A simple contrast helps. On 9♥6♣2♠5♦ after a flop check-call, K♠Q♠J♥T♣ is often a poor turn bluff. It has limited relevant blockers and weak realized equity when called. By contrast, T♠9♣8♥6♦ blocks stronger continues, has pair-plus-draw properties, and can continue on more rivers. Same range spot, very different hand quality.
That is the real skill in capped ranges PLO strategy. Noticing the cap is step one. Choosing the right hand and board to attack is where the money comes from.
FAQ
How do I know whether a range is truly capped or just somewhat capped?

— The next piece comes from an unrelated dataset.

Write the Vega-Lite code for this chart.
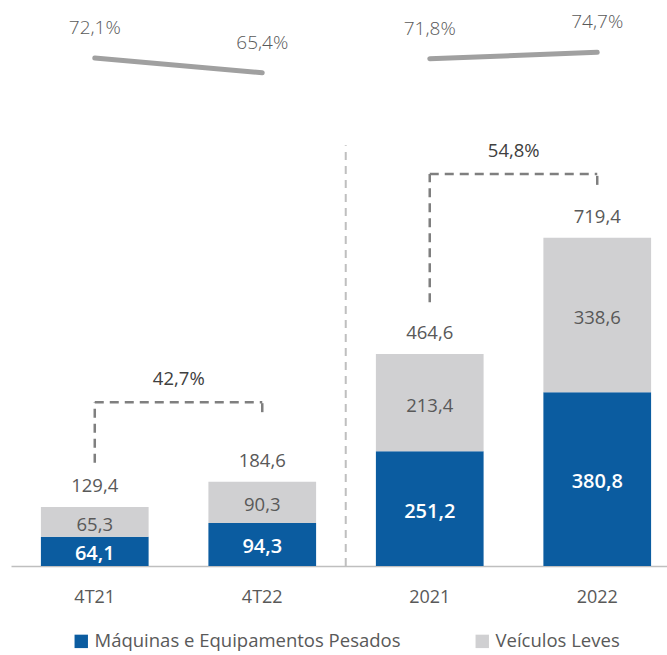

Think in degrees, not absolutes. A line is more capped when the player type fast-plays strong hands, the board is dry enough that raises are natural, and later actions keep removing premium holdings. It is less capped when the board is dynamic, the opponent is strong, or the passive line is one theory would naturally protect.
Which boards are best for attacking capped ranges in PLO?
As a baseline heuristic, dry and semi-dry boards are the best targets because passive ranges contain more one-pair and weak draw holdings there. Boards like K♥7♣2♠ or Q♦5♣3♥ are usually better than J♠T♥8♣, where the defender still has many high-equity continues. You can compare example equities on the equity calculator to see how much more resilient connected-board continues are.
Do blockers matter more than position when attacking capped ranges?
Both matter, but blockers often decide whether the bluff is good. Position gives you the chance to apply pressure after a check. Blockers determine whether your hand interferes with villain's calling range enough to make the bet attractive. The best attacks usually combine position, useful blockers, and some backup equity.
Should I attack capped ranges differently in 6-max than in full-ring PLO?
Yes. As a baseline heuristic, 6-max games create wider preflop ranges and therefore more weak or medium-strength postflop continues after passive lines. That usually increases the value of attacking capped ranges. In tighter formats, passive lines start stronger on average, so your bluff selection should be more careful.